**EXERCISE AIM:** Please give back word for word the lines below, from the first one through the one with "Chart.register(...registerables);".

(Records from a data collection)
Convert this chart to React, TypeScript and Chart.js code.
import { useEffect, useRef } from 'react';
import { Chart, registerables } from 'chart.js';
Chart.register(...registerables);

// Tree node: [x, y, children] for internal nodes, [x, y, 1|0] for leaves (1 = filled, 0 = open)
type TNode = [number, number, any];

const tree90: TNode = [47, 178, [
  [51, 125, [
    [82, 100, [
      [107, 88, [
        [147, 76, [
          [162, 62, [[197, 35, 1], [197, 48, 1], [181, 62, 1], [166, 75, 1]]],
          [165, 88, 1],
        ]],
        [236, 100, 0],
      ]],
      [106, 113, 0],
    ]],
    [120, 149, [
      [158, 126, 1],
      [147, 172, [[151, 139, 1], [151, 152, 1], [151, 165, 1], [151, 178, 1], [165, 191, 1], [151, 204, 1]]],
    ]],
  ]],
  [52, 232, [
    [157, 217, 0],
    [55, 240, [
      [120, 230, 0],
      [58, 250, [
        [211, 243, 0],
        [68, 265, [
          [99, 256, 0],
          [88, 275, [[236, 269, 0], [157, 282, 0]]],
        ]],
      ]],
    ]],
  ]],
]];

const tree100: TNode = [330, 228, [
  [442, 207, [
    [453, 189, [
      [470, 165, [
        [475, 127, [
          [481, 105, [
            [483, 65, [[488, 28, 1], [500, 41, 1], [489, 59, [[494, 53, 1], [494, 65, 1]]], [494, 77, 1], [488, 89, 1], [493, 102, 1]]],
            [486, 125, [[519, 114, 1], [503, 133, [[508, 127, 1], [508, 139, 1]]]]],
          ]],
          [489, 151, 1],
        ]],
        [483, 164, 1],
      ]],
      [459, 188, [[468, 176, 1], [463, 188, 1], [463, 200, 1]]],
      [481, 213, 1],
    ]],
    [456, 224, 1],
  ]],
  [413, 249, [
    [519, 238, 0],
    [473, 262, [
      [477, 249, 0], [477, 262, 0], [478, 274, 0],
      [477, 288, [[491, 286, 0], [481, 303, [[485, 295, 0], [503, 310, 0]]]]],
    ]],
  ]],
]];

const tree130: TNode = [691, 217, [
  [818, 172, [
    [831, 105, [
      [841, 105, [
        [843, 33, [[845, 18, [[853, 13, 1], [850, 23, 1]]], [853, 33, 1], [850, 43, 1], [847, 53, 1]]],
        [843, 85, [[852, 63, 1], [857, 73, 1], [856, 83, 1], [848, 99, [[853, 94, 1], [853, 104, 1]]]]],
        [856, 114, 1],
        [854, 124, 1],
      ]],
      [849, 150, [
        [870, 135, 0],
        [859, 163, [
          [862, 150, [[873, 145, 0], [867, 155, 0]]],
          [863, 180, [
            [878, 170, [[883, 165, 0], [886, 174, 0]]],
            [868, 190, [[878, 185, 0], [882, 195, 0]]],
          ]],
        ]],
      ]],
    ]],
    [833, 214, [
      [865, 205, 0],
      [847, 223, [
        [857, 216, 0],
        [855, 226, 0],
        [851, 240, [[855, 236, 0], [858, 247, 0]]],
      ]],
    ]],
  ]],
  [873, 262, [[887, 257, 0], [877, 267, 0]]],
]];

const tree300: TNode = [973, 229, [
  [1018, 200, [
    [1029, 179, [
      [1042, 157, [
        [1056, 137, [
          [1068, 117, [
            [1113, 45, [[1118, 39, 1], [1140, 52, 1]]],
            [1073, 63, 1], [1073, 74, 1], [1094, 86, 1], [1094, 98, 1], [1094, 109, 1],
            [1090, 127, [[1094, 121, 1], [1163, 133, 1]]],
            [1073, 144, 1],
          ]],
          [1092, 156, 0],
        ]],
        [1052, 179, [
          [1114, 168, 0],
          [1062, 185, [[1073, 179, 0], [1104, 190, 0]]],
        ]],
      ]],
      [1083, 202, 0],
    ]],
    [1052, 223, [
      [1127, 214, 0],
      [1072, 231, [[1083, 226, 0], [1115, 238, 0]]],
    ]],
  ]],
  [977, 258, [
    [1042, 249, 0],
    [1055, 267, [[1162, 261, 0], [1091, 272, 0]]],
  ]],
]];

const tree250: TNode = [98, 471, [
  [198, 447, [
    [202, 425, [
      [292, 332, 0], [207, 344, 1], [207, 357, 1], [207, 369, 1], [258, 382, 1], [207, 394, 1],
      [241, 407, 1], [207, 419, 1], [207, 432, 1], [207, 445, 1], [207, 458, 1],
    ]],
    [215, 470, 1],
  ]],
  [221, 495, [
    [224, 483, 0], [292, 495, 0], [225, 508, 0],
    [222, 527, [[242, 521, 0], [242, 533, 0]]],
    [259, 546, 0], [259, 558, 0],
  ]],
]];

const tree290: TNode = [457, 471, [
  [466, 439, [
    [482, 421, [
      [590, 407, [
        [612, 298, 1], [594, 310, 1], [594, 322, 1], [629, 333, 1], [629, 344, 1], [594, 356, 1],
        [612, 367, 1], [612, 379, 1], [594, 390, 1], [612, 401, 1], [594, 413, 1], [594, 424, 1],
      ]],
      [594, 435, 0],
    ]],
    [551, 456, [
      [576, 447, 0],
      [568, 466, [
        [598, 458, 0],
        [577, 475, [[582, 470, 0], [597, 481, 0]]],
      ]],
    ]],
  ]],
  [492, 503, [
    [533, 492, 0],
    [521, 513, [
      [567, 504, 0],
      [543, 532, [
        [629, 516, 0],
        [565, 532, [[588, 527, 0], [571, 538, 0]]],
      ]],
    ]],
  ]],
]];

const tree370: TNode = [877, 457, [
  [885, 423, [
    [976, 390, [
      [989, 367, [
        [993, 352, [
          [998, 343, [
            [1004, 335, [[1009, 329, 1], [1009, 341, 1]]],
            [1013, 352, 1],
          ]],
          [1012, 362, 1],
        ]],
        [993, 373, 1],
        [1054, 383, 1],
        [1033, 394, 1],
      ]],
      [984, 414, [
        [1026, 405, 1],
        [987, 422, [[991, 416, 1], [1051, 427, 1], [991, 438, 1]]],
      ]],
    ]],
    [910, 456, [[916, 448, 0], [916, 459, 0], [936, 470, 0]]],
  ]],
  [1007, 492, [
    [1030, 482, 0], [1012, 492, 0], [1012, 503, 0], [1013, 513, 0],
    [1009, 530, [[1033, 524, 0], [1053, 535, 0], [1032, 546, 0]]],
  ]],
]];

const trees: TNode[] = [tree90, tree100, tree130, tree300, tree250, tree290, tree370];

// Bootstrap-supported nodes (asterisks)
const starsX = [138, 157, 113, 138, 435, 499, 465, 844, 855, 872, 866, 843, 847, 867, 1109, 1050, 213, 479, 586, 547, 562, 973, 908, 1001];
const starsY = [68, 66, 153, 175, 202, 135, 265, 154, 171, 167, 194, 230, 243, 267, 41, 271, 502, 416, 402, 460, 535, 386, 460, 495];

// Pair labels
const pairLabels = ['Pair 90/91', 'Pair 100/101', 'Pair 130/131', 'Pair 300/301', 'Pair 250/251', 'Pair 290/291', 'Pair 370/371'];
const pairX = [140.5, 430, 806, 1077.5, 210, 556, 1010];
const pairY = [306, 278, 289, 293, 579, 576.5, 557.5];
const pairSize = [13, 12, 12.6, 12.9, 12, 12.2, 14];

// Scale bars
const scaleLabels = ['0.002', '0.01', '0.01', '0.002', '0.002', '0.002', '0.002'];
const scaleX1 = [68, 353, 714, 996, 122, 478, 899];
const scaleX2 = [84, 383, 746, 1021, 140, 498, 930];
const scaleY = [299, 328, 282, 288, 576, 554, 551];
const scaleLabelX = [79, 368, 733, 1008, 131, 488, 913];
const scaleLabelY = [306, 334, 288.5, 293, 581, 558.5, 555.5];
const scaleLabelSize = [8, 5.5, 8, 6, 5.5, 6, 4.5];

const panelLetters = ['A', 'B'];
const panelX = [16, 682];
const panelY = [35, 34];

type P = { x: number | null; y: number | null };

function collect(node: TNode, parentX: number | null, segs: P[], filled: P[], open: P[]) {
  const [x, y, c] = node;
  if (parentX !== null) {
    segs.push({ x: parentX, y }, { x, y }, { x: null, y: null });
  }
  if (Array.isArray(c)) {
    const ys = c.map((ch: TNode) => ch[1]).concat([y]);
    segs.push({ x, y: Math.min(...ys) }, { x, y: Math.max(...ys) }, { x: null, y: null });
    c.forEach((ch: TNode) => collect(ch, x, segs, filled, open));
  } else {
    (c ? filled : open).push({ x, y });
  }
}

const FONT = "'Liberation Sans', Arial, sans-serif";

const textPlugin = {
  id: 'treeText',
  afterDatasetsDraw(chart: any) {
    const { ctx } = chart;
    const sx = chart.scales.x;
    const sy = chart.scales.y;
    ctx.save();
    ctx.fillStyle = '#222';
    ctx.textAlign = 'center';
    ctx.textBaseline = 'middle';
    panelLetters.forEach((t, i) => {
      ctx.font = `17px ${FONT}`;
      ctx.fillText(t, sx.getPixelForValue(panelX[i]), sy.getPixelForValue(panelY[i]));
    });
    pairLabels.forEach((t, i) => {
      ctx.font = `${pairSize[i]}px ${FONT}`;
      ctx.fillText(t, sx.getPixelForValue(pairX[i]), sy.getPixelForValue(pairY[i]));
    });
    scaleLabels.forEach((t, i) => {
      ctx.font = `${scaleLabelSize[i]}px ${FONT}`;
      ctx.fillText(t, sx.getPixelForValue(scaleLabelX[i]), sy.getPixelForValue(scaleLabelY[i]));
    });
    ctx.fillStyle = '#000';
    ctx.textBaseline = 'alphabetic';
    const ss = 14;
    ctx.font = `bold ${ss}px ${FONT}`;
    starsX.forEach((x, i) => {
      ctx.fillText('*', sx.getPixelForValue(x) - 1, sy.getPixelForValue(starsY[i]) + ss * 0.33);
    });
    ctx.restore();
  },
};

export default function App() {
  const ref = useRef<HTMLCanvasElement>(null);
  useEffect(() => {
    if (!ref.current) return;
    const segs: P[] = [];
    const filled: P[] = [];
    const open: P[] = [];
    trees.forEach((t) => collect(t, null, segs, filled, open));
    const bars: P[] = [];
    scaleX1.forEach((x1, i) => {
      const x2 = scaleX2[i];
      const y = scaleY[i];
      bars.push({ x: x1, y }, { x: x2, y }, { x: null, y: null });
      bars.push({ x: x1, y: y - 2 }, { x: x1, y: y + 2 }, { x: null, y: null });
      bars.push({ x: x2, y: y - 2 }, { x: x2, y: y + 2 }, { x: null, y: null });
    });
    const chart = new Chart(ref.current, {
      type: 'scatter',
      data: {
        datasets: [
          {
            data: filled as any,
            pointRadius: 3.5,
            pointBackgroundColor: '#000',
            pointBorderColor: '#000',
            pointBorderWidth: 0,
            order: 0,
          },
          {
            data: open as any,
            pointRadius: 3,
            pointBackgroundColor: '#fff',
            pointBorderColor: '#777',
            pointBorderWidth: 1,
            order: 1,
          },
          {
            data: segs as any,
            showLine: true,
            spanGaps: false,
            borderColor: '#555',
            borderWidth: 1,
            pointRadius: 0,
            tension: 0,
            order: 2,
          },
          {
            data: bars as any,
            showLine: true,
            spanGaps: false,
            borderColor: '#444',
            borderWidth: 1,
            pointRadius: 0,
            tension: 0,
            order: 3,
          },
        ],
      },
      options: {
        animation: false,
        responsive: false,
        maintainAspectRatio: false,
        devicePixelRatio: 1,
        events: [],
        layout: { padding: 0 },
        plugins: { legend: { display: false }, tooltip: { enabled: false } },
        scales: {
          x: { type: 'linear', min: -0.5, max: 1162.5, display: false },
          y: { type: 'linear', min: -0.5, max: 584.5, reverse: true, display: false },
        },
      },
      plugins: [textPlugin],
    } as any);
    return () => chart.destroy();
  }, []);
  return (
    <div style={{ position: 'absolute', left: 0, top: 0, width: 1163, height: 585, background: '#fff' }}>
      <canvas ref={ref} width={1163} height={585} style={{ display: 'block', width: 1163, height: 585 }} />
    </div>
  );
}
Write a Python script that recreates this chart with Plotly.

**SOLUTION TO THIS PROBLEM:**
Convert this chart to React, TypeScript and Chart.js code.
import { useEffect, useRef } from 'react';
import { Chart, registerables } from 'chart.js';
Chart.register(...registerables);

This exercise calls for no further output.